How concerned was he about the rise of right-wing politics in India?

He was very concerned. I remember in 2005 when he came to the Rajya Sabha, the Left was supporting the UPA (the Congress-led United Progressive Alliance).

In his speeches, he used to warn those so-called secular parties that they shouldn't be complacent about the BJP.

He said that without any aspiration for power, we wholeheartedly supported the Congress with the prime motto of keeping the BJP away from power.

If you listen to all his Parliament speeches, you will see that one part of all his speeches was devoted to the importance of checkmating the ideology of the BJP and the RSS, and why and how the secular parties should not fumble in their efforts.

His words came true as they didn't listen to his warnings.

He was very clear about all this in one of his interviews with me for Kairali TV (the Kerala-based television channel).

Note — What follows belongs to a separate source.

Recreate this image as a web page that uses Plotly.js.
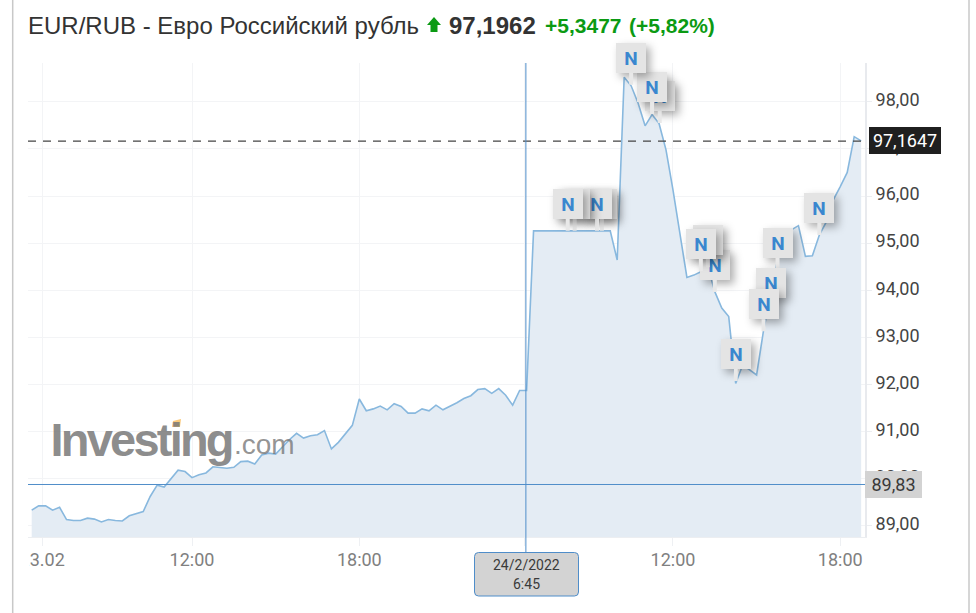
<!DOCTYPE html>
<html>
<head>
<meta charset="utf-8">
<script src="https://cdn.plot.ly/plotly-3.0.0.min.js"></script>
<style>
html,body{margin:0;padding:0;background:#fff;overflow:hidden}
#chart{width:976px;height:613px}
</style>
</head>
<body>
<div id="chart"></div>
<script>
// EUR/RUB, 15-minute closes (23.02 06:15 onward, closed market gap collapsed)
const eurRub = [
 89.33,89.42,89.42,89.33,89.39,89.13,89.11,89.11,89.16,89.14,
 89.08,89.13,89.11,89.10,89.21,89.25,89.30,89.62,89.86,89.82,
 90.00,90.18,90.15,90.02,90.08,90.12,90.25,90.23,90.22,90.24,
 90.36,90.37,90.31,90.50,90.54,90.52,90.68,90.83,90.96,90.86,
 90.91,90.93,91.02,90.63,90.77,90.95,91.13,91.69,91.44,91.48,
 91.54,91.46,91.59,91.53,91.39,91.39,91.48,91.44,91.56,91.46,
 91.53,91.61,91.70,91.76,91.89,91.91,91.81,91.91,91.77,91.56,
 91.87,91.87,95.26,95.26,95.26,95.26,95.26,95.26,95.26,95.26,
 95.26,95.26,95.26,95.26,94.64,98.52,98.34,97.97,97.49,97.73,
 97.54,96.98,96.13,95.21,94.27,94.32,94.39,94.50,93.97,93.62,
 93.44,92.02,92.41,92.31,92.20,93.15,93.86,94.64,95.07,95.28,
 95.37,94.72,94.73,95.17,95.45,95.92,96.20,96.50,97.26,97.17
];
const pointIndex = eurRub.map((_, i) => i);

const xTickPositions = [1.5, 23, 47, 70.7, 92, 116];
const xTickLabels = ['23.02', '12:00', '18:00', '24.02', '12:00', '18:00'];
const yTickValues = [89, 90, 91, 92, 93, 94, 95, 96, 97, 98];

const lastPrice = 97.1647;
const lastPriceLabel = '97,1647';
const crossIndex = 70.9;
const crossValue = 89.875;
const crossValueLabel = '89,83';
const crossDateLabel = '24/2/2022';
const crossTimeLabel = '6:45';

// news flags: where each stem touches the chart (drawn back to front)
const flagIndex = [81.8,81.1,77.9,76.9,90.1,89,86,98,97,96,107,106,105,101,113];
const flagValue = [95.26,95.26,95.26,95.26,97.55,97.74,98.36,93.96,94.49,94.41,94.43,93.58,93.13,92.07,95.17];

const titleText = 'EUR/RUB - Евро Российский рубль';
const priceText = '97,1962';
const changeText = '+5,3477';
const changePctText = '(+5,82%)';

const W = 976, H = 613, L = 28, R = 865, T = 63, B = 537;
const px = x => (x - L) / (R - L);
const py = y => 1 - (y - T) / (B - T);
const paperRect = (x0, y0, x1, y1, fill, line) => ({
  type: 'rect', xref: 'paper', yref: 'paper', x0: px(x0), x1: px(x1), y0: py(y0), y1: py(y1),
  fillcolor: fill, line: line || {width: 0}, layer: 'above'
});
const roundBox = (x0, y0, x1, y1, r) => {
  const P = (x, y) => px(x) + ',' + py(y);
  return 'M' + P(x0 + r, y0) + ' L' + P(x1 - r, y0) + ' Q' + P(x1, y0) + ' ' + P(x1, y0 + r) +
    ' L' + P(x1, y1 - r) + ' Q' + P(x1, y1) + ' ' + P(x1 - r, y1) +
    ' L' + P(x0 + r, y1) + ' Q' + P(x0, y1) + ' ' + P(x0, y1 - r) +
    ' L' + P(x0, y0 + r) + ' Q' + P(x0, y0) + ' ' + P(x0 + r, y0) + ' Z';
};
const polyPath = pts => 'M' + pts.map(p => px(p[0]) + ',' + py(p[1])).join(' L') + ' Z';
const textNote = (text, x, y, size, color, anchor, extra) => Object.assign({
  text: text, xref: 'paper', yref: 'paper', x: px(x), y: py(y), xanchor: anchor || 'left', yanchor: 'middle',
  showarrow: false, font: {family: 'Liberation Sans, Arial, sans-serif', size: size, color: color}
}, extra || {});

const shapes = [
  {type: 'line', xref: 'paper', yref: 'y', x0: 0, x1: 1, y0: crossValue, y1: crossValue,
   line: {color: '#4f8dc9', width: 1}, layer: 'above'},
  {type: 'line', xref: 'paper', yref: 'y', x0: 0, x1: 1, y0: lastPrice, y1: lastPrice,
   line: {color: '#444444', width: 1.4, dash: '8px,7px'}, layer: 'above'},
  {type: 'line', xref: 'x', yref: 'paper', x0: crossIndex, x1: crossIndex, y0: py(553), y1: 1,
   line: {color: '#4f8dc9', width: 1}, layer: 'above'},
  paperRect(0, 540, 29.5, 580, '#ffffff'),
  {type: 'path', xref: 'paper', yref: 'paper', path: roundBox(474.5, 552.5, 578.5, 596, 4),
   fillcolor: '#d3d3d3', line: {color: '#4f8dc9', width: 1}, layer: 'above'},
  {type: 'line', xref: 'paper', yref: 'paper', x0: px(12.7), x1: px(12.7), y0: py(0), y1: py(613),
   line: {color: '#c8c8c8', width: 1.5}, layer: 'above'},
  {type: 'line', xref: 'paper', yref: 'paper', x0: px(969), x1: px(969), y0: py(0), y1: py(613),
   line: {color: '#c8c8c8', width: 1.5}, layer: 'above'},
  {type: 'path', xref: 'paper', yref: 'paper',
   path: polyPath([[434, 17], [441, 25], [437.5, 25], [437.5, 32], [430.5, 32], [430.5, 25], [427, 25]]),
   fillcolor: '#0b9a13', line: {width: 0}, layer: 'above'},
  {type: 'path', xref: 'paper', yref: 'paper',
   path: polyPath([[173, 421], [181, 419], [180, 427], [172, 427]]),
   fillcolor: '#fbc97a', line: {width: 0}, layer: 'above'}
];

const flagNotes = flagIndex.map((ix, k) => ({
  x: ix, y: flagValue[k], xref: 'x', yref: 'y', text: '<b>N</b>',
  showarrow: true, arrowhead: 0, arrowwidth: 4, arrowcolor: '#e8e8e8', standoff: 0,
  ax: 0, ay: -27, width: 30, height: 30, borderpad: 0, borderwidth: 0,
  bgcolor: '#e4e4e4', align: 'center', valign: 'middle',
  font: {family: 'Roboto, sans-serif', size: 19, color: '#3a87cf'}
}));

const annotations = [
  textNote('<b>Investing</b>', 36, 439, 47, 'rgba(120,120,120,0.85)'),
  textNote('.com', 232, 444, 28, 'rgba(120,120,120,0.8)'),
  textNote('<b>' + priceText + '</b>', 447, 26, 24, '#333333'),
  textNote('<b>' + changeText + '</b>', 543, 26, 21, '#0b9a13'),
  textNote('<b>' + changePctText + '</b>', 627, 26, 21, '#0b9a13'),
  ...flagNotes,
  textNote(lastPriceLabel, 905, 140.5, 18, '#ffffff', 'center',
    {bgcolor: '#1f1f1f', width: 72, height: 27, borderpad: 0, borderwidth: 0,
     font: {family: 'Roboto, sans-serif', size: 18, color: '#ffffff'}}),
  textNote(crossValueLabel, 893.5, 484.5, 18, '#333333', 'center',
    {bgcolor: '#d3d3d3', width: 57, height: 27, borderpad: 0, borderwidth: 0,
     font: {family: 'Roboto, sans-serif', size: 18, color: '#3a3a3a'}}),
  textNote(crossDateLabel, 526.5, 564.5, 14, '#3a3a3a', 'center',
    {font: {family: 'Roboto, sans-serif', size: 14, color: '#3a3a3a'}}),
  textNote(crossTimeLabel, 526.5, 584, 14, '#3a3a3a', 'center',
    {font: {family: 'Roboto, sans-serif', size: 14, color: '#3a3a3a'}})
];

const trace = {
  type: 'scatter', mode: 'lines', x: pointIndex, y: eurRub, name: 'EUR/RUB',
  line: {color: '#88b8de', width: 1.6, shape: 'linear'},
  fill: 'tozeroy', fillcolor: '#e4ecf4', hoverinfo: 'skip'
};

const layout = {
  width: W, height: H, showlegend: false, separators: ', ',
  paper_bgcolor: '#ffffff', plot_bgcolor: '#ffffff',
  margin: {l: L, r: W - R, t: T, b: H - B, pad: 0},
  title: {text: titleText, xref: 'container', yref: 'container', x: 28 / W, xanchor: 'left',
          y: 1 - 26 / H, yanchor: 'middle',
          font: {family: 'Liberation Sans, Arial, sans-serif', size: 24, color: '#333333'}},
  xaxis: {
    range: [-0.53, 119.55], tickmode: 'array', tickvals: xTickPositions, ticktext: xTickLabels,
    showgrid: true, gridcolor: '#f3f4f6', gridwidth: 1, zeroline: false,
    ticks: 'outside', ticklen: 8, tickcolor: '#eef0f3', tickwidth: 1,
    showline: true, linecolor: '#eceef1', linewidth: 1,
    tickfont: {family: 'Roboto, sans-serif', size: 18, color: '#808080'}, tickangle: 0
  },
  yaxis: {
    side: 'right', range: [88.76, 98.824], tickmode: 'array', tickvals: yTickValues,
    tickformat: '.2f', showgrid: true, gridcolor: '#f3f4f6', gridwidth: 1, zeroline: false,
    ticks: 'outside', ticklen: 5, tickcolor: '#eceef1', tickwidth: 1,
    showline: true, linecolor: '#e8eaee', linewidth: 2,
    tickfont: {family: 'Roboto, sans-serif', size: 18, color: '#444444'}
  },
  shapes: shapes, annotations: annotations
};

Plotly.newPlot('chart', [trace], layout, {displayModeBar: false, staticPlot: true}).then(() => {
  // soft shadow under the news flags, tighter logo lettering, small tick label nudges
  document.querySelectorAll('.annotation').forEach(g => {
    const t = g.querySelector('.annotation-text');
    const bg = g.querySelector('rect.bg');
    if (!t) return;
    if (t.textContent === 'N' && bg) bg.style.filter = 'drop-shadow(4px 4px 4px rgba(0,0,0,0.32))';
    if (t.textContent === 'Investing') t.style.letterSpacing = '-2.8px';
  });
  document.querySelectorAll('.ytick text').forEach(t => t.setAttribute('dy', '-2'));
  document.querySelectorAll('.xtick text').forEach(t => t.setAttribute('dy', '-2'));
});
</script>
</body>
</html>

One thing I can say about his personality is that he never got angry or showed any disillusionment. Even when the party lost very badly, he was one person who was relentlessly working.

I am sure the concept of INDIA would have come from him, as he was interacting with Sonia Gandhi and Rahul Gandhi a lot.

IMAGE: CPI-M supporters walk with the ambulance carrying the mortal remains of Sitaram Yechury towards AIIMS from the party office in New Delhi, September 14, 2024. Photograph: Ishant/ANI Photo

How do you see the Left without a leader like Sitaram Yechury?

It is going to be very difficult. It shouldn't be a concern for the Left alone; it should be a concern for all the democratic forces in India.

Normally when people pass away, we bring in adjectives like, it is a void, it is a huge loss, big loss, etc.

But in Sitaram's case, it is a huge loss for not just the Left but for every secular party in India. I would say, it is not limited to just politics, even for academia, it is a huge loss.

It is a huge loss for anyone who believes in the free thought process like environmentalists, those who fight for the rights of Dalits, slumdwellers...

These people may not be part of the Left umbrella, but all those who fight for the rights of people and the environment will find his death a huge loss.

Sitaram was all the time fighting for them without thinking about his fortunes or the fortunes of his party.

Yes, he has left behind a huge vacuum which is very difficult to fill.

Was he Sitaram to everybody?

He was Sita to all those who was very close to him, Sitaram to those close to him and Yechury to all the others.

Depending on the closeness of people to him, he was Sita, Sitaram and Yechury.